Il vous souvient que Faure Gnassingbé a déjà exprimé la position selon laquelle les réformes en instance devraient se faire à l’Assemblée Nationale. A la suite, M. Fabre a sollicité une rencontre pour en discuter, et le Premier ministre a été instruit afin de recevoir les différentes obédiences politiques en vue de recueillir les avis. On en était là et après que ses adversaires politiques ont suffisamment réitéré leur demande d’un dialogue formel pour vider le dossier, Faure Gnassingbé leur lance au visage, à mots couverts, que l’Assemblée Nationale est toujours le meilleur cadre pour discuter des réformes.

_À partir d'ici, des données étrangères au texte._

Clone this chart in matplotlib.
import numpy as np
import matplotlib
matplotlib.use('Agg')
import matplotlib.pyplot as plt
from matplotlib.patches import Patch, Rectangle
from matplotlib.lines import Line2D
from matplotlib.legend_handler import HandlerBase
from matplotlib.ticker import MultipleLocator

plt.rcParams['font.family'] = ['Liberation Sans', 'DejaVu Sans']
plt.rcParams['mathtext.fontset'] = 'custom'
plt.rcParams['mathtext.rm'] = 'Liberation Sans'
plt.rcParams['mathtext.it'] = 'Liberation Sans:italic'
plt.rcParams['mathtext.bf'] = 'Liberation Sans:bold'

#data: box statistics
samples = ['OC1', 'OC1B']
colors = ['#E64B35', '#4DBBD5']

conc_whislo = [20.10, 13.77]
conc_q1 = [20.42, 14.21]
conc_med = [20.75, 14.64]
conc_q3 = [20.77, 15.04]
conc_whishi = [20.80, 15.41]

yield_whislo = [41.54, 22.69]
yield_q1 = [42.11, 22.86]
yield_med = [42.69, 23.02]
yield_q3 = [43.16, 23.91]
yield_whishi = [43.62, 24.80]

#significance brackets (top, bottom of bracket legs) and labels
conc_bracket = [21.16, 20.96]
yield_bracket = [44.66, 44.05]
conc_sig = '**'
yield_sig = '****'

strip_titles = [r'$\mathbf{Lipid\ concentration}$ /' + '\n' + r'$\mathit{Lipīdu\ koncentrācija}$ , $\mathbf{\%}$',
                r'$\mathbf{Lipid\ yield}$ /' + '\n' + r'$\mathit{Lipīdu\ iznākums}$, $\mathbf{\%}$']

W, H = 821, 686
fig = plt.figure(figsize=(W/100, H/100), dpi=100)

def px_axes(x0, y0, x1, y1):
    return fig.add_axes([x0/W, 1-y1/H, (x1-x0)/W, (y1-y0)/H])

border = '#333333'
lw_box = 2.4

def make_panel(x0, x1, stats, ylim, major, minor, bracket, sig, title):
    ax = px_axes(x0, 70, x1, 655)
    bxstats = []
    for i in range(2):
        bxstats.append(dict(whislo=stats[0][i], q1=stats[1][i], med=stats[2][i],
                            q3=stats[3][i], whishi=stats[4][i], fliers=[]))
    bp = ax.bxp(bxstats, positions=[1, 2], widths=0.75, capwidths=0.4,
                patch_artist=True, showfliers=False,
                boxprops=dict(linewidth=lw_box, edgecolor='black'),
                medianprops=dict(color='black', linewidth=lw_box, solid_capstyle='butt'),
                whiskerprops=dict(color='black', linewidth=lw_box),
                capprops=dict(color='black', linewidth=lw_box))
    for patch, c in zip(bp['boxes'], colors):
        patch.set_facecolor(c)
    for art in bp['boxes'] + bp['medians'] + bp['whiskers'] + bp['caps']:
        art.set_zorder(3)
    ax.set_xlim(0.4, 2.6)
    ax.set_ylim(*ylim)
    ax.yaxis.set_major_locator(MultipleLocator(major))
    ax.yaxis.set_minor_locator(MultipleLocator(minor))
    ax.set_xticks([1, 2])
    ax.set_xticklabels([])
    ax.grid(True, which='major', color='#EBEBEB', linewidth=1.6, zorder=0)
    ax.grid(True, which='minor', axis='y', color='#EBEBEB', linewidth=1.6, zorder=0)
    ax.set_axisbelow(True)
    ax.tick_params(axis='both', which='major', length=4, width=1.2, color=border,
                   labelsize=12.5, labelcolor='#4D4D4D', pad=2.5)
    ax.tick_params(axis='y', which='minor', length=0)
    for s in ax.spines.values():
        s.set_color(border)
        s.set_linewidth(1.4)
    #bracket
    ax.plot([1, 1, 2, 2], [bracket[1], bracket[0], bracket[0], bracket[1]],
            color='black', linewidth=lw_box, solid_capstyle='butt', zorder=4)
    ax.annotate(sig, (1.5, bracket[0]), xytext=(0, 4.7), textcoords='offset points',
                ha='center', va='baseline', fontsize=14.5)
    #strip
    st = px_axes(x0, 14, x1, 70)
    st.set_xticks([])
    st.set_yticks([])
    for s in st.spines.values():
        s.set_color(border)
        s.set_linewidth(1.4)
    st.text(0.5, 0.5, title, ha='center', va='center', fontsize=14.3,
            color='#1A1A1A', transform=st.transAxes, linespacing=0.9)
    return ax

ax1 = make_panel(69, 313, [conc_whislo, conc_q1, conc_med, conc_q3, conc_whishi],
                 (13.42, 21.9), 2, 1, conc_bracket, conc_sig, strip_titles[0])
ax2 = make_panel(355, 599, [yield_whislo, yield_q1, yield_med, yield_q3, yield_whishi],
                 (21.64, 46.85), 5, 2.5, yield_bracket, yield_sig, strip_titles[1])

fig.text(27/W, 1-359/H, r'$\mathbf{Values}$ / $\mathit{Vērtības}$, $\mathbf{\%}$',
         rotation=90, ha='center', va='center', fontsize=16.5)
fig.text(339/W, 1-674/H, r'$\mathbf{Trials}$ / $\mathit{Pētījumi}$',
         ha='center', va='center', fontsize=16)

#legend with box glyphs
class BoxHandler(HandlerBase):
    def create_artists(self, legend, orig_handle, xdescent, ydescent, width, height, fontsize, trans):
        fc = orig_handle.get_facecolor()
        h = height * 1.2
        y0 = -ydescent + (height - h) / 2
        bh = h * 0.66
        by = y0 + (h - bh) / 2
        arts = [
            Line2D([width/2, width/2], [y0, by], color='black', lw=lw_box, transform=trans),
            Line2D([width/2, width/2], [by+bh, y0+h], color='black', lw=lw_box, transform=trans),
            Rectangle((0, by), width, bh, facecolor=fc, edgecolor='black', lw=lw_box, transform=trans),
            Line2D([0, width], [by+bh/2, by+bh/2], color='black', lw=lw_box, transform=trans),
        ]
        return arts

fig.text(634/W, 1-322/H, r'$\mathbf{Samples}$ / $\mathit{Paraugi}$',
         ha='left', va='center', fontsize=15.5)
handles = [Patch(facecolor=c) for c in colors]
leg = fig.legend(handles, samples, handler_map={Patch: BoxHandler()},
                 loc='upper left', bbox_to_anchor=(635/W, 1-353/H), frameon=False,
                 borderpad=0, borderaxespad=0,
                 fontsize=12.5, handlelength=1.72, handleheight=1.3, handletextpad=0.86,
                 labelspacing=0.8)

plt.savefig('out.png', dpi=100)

Faure Gnassingbé a l’impertinence de parler de « reliquat de réformes politiques », Supposons que c’est un mot déplace et convenons qu’il est l’expression de la volonté farouche qui anime le chef de l’Etat. Visiblement, les reformes dont on parle ne sont pas grandes, et ainsi l’opposition ferait une tempête dans un verre d’eau en réclamant à cor et à cri lesdites réformes. Pis, Faure Gnassingbé tente d’abuser de l’opinion en parlant comme si le sujet sur les réformes ne le concerne. Il dit en substance qu’il invite « chacune et chacun à dépassionner le débat, à ne se laisser guider que par le souci primordial de doter notre pays d’un édifice institutionnel propice à son plein épanouissement ». On en rirait sans hésiter puisque c’est connu que ceux qui sont réfractaires aux réformes et qui font de ce débat celui de leur vie, ce sont les gens du pouvoir, dont Faure Gnassingbé lui-même. Ils veulent rester au pouvoir, sans le mériter et pour cela ils font des manœuvres pour barrer la route à la mise en œuvre des réformes que Faure Gnassingbé a pourtant promises devant témoin depuis août 2006.

S’il se morfond et se torture aujourd’hui à faire croire que le mal c’est les autres, il se trompe de cible, il ne trompe personne. Car plus aucun Togolais n’est dupe. Si c’était le cas, il laisserait faire de bonnes élections dans un cadre législatif et politique qui ne prédétermine l’issue du scrutin. Un discours de plus, qui ne saurait faire date si ce n’est la ferme volonté affichée de s’éterniser au pouvoir et la militarisation programmée du Togo pour ce faire. Ainsi va le Togo de Faure Gnassingbé.